I’ve replicated bacon using mushrooms, eggplant, and zucchini. Now, I’ve tried carrots and I think this is my all time favorite. The flavors are spot on, and when baked, the carrots get crispy. Perfect for sandwiches or as a salad topping!
Recipe adapted from Meet the Shannons
Prep time: 12-24 hours marinating time (the longer the better)
Cook time: 8-10 minutes depending on your oven
- 6-8 large carrots
- 1/2 cup vegetable broth
- 1 teaspoon Bragg’s Liquid Amino Acids
- 1-2 garlic cloves, minced (powdered garlic may work better here)
- 1/2 teaspoons liquid smoke
- 1/2 teaspoon smoked paprika
- Salt and pepper to taste
- Preheat oven to 400.
- Slice carrots into thin strips using either a mandolin or food processor.

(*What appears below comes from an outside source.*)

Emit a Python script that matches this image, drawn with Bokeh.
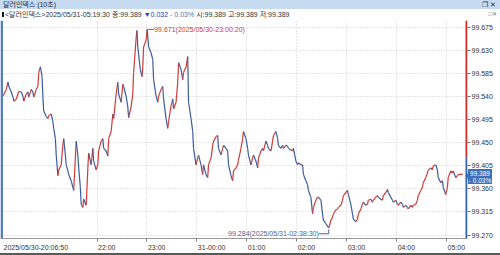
from bokeh.plotting import figure
from bokeh.models import (ColumnDataSource, Range1d, FixedTicker, PrintfTickFormatter, Label, Span, Div,
                          CustomJSTickFormatter)
from bokeh.layouts import column
from bokeh.embed import file_html
from bokeh.resources import INLINE

# ---- data (minutes after 2025/05/30 20:00, 10-second chart of the dollar index) ----
minutes = [
    7, 11, 13, 14, 17, 19, 20, 23, 25, 26,
    29, 31, 32, 35, 37, 38, 41, 43, 44, 47,
    49, 50, 52, 54, 55, 56, 59, 61, 62, 65,
    67, 68, 70, 71, 73, 74, 77, 79, 80, 82,
    83, 85, 86, 89, 91, 92, 94, 95, 97, 98,
    100, 101, 103, 104, 107, 108, 109, 110, 113, 115,
    116, 119, 121, 122, 125, 127, 128, 131, 133, 134,
    137, 139, 140, 143, 145, 146, 149, 151, 152, 155,
    157, 158, 161, 163, 164, 167, 168, 169, 172, 174,
    175, 176, 179, 180.3, 182, 185, 187, 188, 191, 193,
    194, 197, 199, 200, 203, 205, 206, 209, 211, 212,
    215, 217, 218, 221, 223, 224, 227, 229, 230, 233,
    235, 236, 239, 241, 242, 245, 247, 248, 251, 253,
    254, 257, 259, 260, 263, 265, 266, 269, 271, 272,
    275, 277, 278, 281, 283, 284, 287, 289, 290, 293,
    295, 296, 299, 301, 302, 305, 307, 308, 311, 313,
    314, 317, 319, 320, 323, 325, 326, 329, 331, 332,
    335, 337, 338, 341, 343, 344, 347, 349, 350, 353,
    355, 356, 359, 361, 362, 365, 367, 368, 371, 373,
    374, 377, 379, 380, 383, 385, 386, 389, 391, 392,
    395, 398.5, 400, 401, 403, 404, 407, 409, 410, 413,
    415, 416, 419, 421, 422, 425, 427, 428, 431, 433,
    434, 437, 439, 440, 443, 445, 446, 449, 451, 452,
    455, 457, 458, 461, 463, 464, 467, 469, 470, 473,
    475, 476, 479, 481, 482, 485, 487, 488, 491, 493,
    494, 497, 499, 500, 503, 505, 506, 509, 511, 512,
    515, 517, 518, 521, 523, 524, 527, 529, 530, 533,
    535, 536, 539, 541, 542, 545, 547, 548, 551, 553,
    554, 559.5,
]
prices = [
    99.541, 99.554, 99.568, 99.560, 99.549, 99.539, 99.531, 99.535, 99.545, 99.550,
    99.549, 99.541, 99.531, 99.545, 99.549, 99.539, 99.554, 99.549, 99.539, 99.554,
    99.560, 99.587, 99.598, 99.579, 99.539, 99.512, 99.501, 99.497, 99.503, 99.506,
    99.491, 99.478, 99.458, 99.426, 99.386, 99.397, 99.407, 99.445, 99.458, 99.426,
    99.407, 99.395, 99.388, 99.376, 99.363, 99.357, 99.420, 99.453, 99.426, 99.401,
    99.363, 99.330, 99.324, 99.340, 99.328, 99.363, 99.401, 99.430, 99.407, 99.439,
    99.414, 99.397, 99.407, 99.434, 99.453, 99.458, 99.439, 99.434, 99.424, 99.458,
    99.472, 99.506, 99.497, 99.545, 99.568, 99.545, 99.529, 99.564, 99.560, 99.541,
    99.520, 99.499, 99.520, 99.545, 99.587, 99.654, 99.669, 99.637, 99.593, 99.579,
    99.598, 99.637, 99.650, 99.671, 99.637, 99.625, 99.612, 99.573, 99.541, 99.529,
    99.541, 99.554, 99.560, 99.535, 99.497, 99.478, 99.491, 99.522, 99.535, 99.516,
    99.529, 99.568, 99.606, 99.593, 99.573, 99.587, 99.598, 99.618, 99.529, 99.497,
    99.472, 99.439, 99.407, 99.420, 99.426, 99.407, 99.388, 99.407, 99.388, 99.382,
    99.407, 99.420, 99.445, 99.453, 99.462, 99.464, 99.439, 99.426, 99.439, 99.445,
    99.439, 99.434, 99.407, 99.386, 99.376, 99.395, 99.401, 99.407, 99.416, 99.439,
    99.458, 99.472, 99.458, 99.439, 99.426, 99.407, 99.420, 99.426, 99.414, 99.401,
    99.420, 99.434, 99.439, 99.434, 99.453, 99.445, 99.439, 99.434, 99.453, 99.464,
    99.472, 99.458, 99.445, 99.439, 99.445, 99.439, 99.445, 99.443, 99.439, 99.436,
    99.434, 99.439, 99.414, 99.407, 99.411, 99.407, 99.407, 99.388, 99.376, 99.368,
    99.357, 99.344, 99.311, 99.324, 99.338, 99.344, 99.344, 99.338, 99.311, 99.299,
    99.292, 99.284, 99.292, 99.299, 99.305, 99.311, 99.319, 99.321, 99.324, 99.328,
    99.338, 99.347, 99.353, 99.357, 99.349, 99.330, 99.311, 99.301, 99.296, 99.301,
    99.311, 99.321, 99.330, 99.334, 99.328, 99.330, 99.338, 99.340, 99.334, 99.338,
    99.344, 99.347, 99.344, 99.340, 99.338, 99.347, 99.353, 99.359, 99.353, 99.344,
    99.338, 99.334, 99.338, 99.330, 99.328, 99.334, 99.330, 99.324, 99.328, 99.324,
    99.321, 99.328, 99.324, 99.328, 99.330, 99.338, 99.347, 99.357, 99.363, 99.372,
    99.382, 99.391, 99.397, 99.401, 99.397, 99.405, 99.407, 99.397, 99.382, 99.372,
    99.376, 99.363, 99.349, 99.363, 99.382, 99.395, 99.391, 99.395, 99.382, 99.386,
    99.388, 99.389,
]

start_label = "2025/05/30-20:06:50"
hour_ticks = [120, 180, 240, 300, 360, 420, 480, 540]
hour_labels = ["22:00", "23:00", "31-00:00", "01:00", "02:00", "03:00", "04:00", "05:00"]
y_ticks = [99.270, 99.315, 99.360, 99.405, 99.450, 99.495, 99.540, 99.585, 99.630, 99.675]

prev_close = 99.421
last_price = 99.389
change_text = "- 0.03%"
high_minute, high_price = 180.3, 99.671
high_text = "99.671(2025/05/30-23:00:20)"
low_minute, low_price = 398.5, 99.284
low_text = "99.284(2025/05/31-02:38:30)"

title_text = "달러인덱스 (10초)"
info_name = "&lt;달러인덱스&gt;2025/05/31-05:19:30"
info_close = "종:99.389"
info_chg = "▼0.032"
info_pct = "- 0.03%"
info_rest = "시:99.389 고:99.389 저:99.389"

# ---- styles ----
UP = "#d03b38"
DOWN = "#3c5d9c"
AX_RED = "#d42a24"
AX_BLUE = "#2f63b4"
BOX_BLUE = "#3f6fb6"
HIGH_C = "#c8433a"
LOW_C = "#4a6a9c"
FONT = "Liberation Sans"
FS = 7  # px

HEADER_H = 20
FIG_H = 233
FRAME_W, FRAME_H = 467, 222
ppm = 0.8323                      # pixels per minute
x_start = 120 - 96.5 / ppm
x_end = x_start + FRAME_W / ppm
y_start, y_end = 99.2633, 99.6884
ppu = FRAME_H / (y_end - y_start)


def text_w(s):
    """approximate width (px) of a label in Liberation Sans at FS px"""
    w = {":": 0.278, "/": 0.278, "-": 0.333, ".": 0.278}
    return sum(w.get(ch, 0.556) for ch in s) * FS


p = figure(width=500, height=FIG_H, x_range=Range1d(x_start, x_end), y_range=Range1d(y_start, y_end),
           output_backend="svg", toolbar_location=None, y_axis_location="right",
           min_border_left=0, min_border_right=500 - FRAME_W, min_border_top=0,
           min_border_bottom=FIG_H - FRAME_H,
           background_fill_color="white", border_fill_color="white")
p.outline_line_color = None

# grid
p.xgrid.ticker = FixedTicker(ticks=hour_ticks)
p.ygrid.ticker = FixedTicker(ticks=y_ticks)
for g in (p.xgrid, p.ygrid):
    g.grid_line_color = "#cfcfcf"
    g.grid_line_dash = "1 2"
    g.grid_line_width = 1

# left blue border of the chart window
p.add_layout(Span(location=x_start + 1.2 / ppm, dimension="height", line_color="#4f7cc4", line_width=2.5))

# price trace, coloured by direction
src = ColumnDataSource(dict(
    x0=minutes[:-1], x1=minutes[1:], y0=prices[:-1], y1=prices[1:],
    c=[UP if b >= a else DOWN for a, b in zip(prices[:-1], prices[1:])],
))
p.segment(x0="x0", y0="y0", x1="x1", y1="y1", line_color="c", line_width=1.2, source=src)

# x axis: minor ticks mark the hours, labels sit to the right of each tick (left-aligned look)
label_texts = [start_label] + hour_labels
label_lefts = [x_start + 3 / ppm] + [h + 1 / ppm for h in hour_ticks]
label_centers = [l + text_w(t) / 2 / ppm for l, t in zip(label_lefts, label_texts)]
xa = p.xaxis[0]
xa.ticker = FixedTicker(ticks=label_centers, minor_ticks=hour_ticks)
xa.formatter = CustomJSTickFormatter(args=dict(labels=label_texts),
                                     code="return labels[index] == null ? '' : labels[index];")
xa.major_label_text_font = FONT
xa.major_label_text_font_size = f"{FS}px"
xa.major_label_text_color = "#333333"
xa.major_label_standoff = 2
xa.major_tick_out = 0
xa.major_tick_in = 0
xa.minor_tick_out = 3
xa.minor_tick_in = 0
xa.minor_tick_line_color = "#808080"
xa.axis_line_color = "#9a9a9a"

# right price axis
ya = p.yaxis[0]
ya.ticker = FixedTicker(ticks=y_ticks)
ya.formatter = PrintfTickFormatter(format="%.3f")
ya.major_label_text_font = FONT
ya.major_label_text_font_size = f"{FS}px"
ya.major_label_text_color = "#333333"
ya.major_tick_out = 3
ya.major_tick_in = 0
ya.minor_tick_out = 0
ya.minor_tick_in = 0
ya.major_tick_line_color = "#707070"
ya.axis_line_color = None
ya.major_label_standoff = 1

# right axis line: red above previous close, blue below
xe = x_end - 1.0 / ppm
p.segment(x0=[xe, xe], y0=[prev_close, y_start], x1=[xe, xe], y1=[y_end, prev_close],
          line_color=[AX_RED, AX_BLUE], line_width=2)

# high marker
p.line([high_minute + 1 / ppm, high_minute + 7 / ppm], [high_price, high_price], line_color=HIGH_C, line_width=1)
p.add_layout(Label(x=high_minute, y=high_price, text=high_text, x_offset=7, text_align="left",
                   text_baseline="middle", text_font=FONT, text_font_size=f"{FS}px", text_color=HIGH_C))

# low marker
ly = low_price - 6 / ppu
p.line([low_minute - 10 / ppm, low_minute, low_minute], [ly, ly, low_price - 1.5 / ppu],
       line_color=LOW_C, line_width=1)
p.add_layout(Label(x=low_minute, y=low_price, text=low_text, x_offset=-10, y_offset=-6,
                   text_align="right", text_baseline="middle", text_font=FONT,
                   text_font_size=f"{FS}px", text_color=LOW_C))

header_html = f"""
<div style="width:500px;height:20px;overflow:hidden;font-family:'Liberation Sans','Noto Sans CJK KR',sans-serif;">
 <div style="height:9px;background:#c6dbef;position:relative;font-size:7px;line-height:9px;padding-left:3px;color:#1f2d4a;white-space:nowrap;">{title_text}<span style="position:absolute;right:4px;top:0;font-size:7px;">&#x2750; &#x2715;</span></div>
 <div style="height:11px;position:relative;font-size:7px;line-height:11px;padding-left:2px;color:#333;white-space:nowrap;"><span style="display:inline-block;width:2px;height:5px;background:#111;margin-right:1px;"></span>{info_name} {info_close} <span style="color:#2340b8;">{info_chg}</span> <span style="color:#5a6fa8;">{info_pct}</span> {info_rest}<span style="position:absolute;right:3px;top:0;font-size:6px;color:#777;">&#x25A1;&#x2715;</span></div>
</div>
"""
header = Div(text=header_html, width=500, height=HEADER_H, margin=0)

# current price box, laid over the right axis (price axis position from the same scale)
box_h, box_w = 15, 24
box_center = HEADER_H + (y_end - last_price) * ppu
box_top = int(round(box_center - box_h / 2))
fig_bottom = HEADER_H + FIG_H
box_html = f"""<div style="position:relative;width:{box_w}px;height:{box_h}px;background:{BOX_BLUE};color:white;
font-family:'Liberation Sans',sans-serif;font-size:6.5px;line-height:7px;padding-top:0.5px;box-sizing:border-box;text-align:center;">
<span style="position:absolute;left:-3px;top:4px;width:0;height:0;border-top:3px solid transparent;border-bottom:3px solid transparent;border-right:3px solid {BOX_BLUE};"></span>{last_price:.3f}<br>{change_text}</div>"""
price_box = Div(text=box_html, width=box_w, height=box_h,
                margin=(box_top - fig_bottom, 0, fig_bottom - box_top - box_h, FRAME_W + 1),
                styles={"position": "relative", "z-index": "10"})

footer = Div(text="", width=500, height=2, margin=0, styles={"background-color": "#5a5a5a"})

layout = column(header, p, price_box, footer, spacing=0)
open("out.html", "w").write(file_html(layout, INLINE))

I use my new Titan peeler and it’s awesome!
- In a small bowl, whisk together the vegetable broth, Braggs, liquid smoke, garlic and smoked paprika.
- Add sliced carrots and liquid mix to a large plastic bag with zipper closure.
- Lay the bag flat on a large plate and refrigerate for at least 8 hours, but longer is always better to let the carrots absorb more flavor.
- After marinating, arrange carrot slices on a foil-wrapped baking sheet, but don’t overlap them.
- Bake for 7 minutes. Remove baking sheet and flip carrots over.
- Bake for another 7-8 minutes. It might take more or less time depending on how thick or thin you sliced the carrots. You’ll know your carrot bacon is done when the edges are crispy and the center of each slice looks dry.
- Let cool to room temperature (they’ll also crisp up more) before crumbling over a salad or adding to a sandwich. Store in an airtight container in the fridge.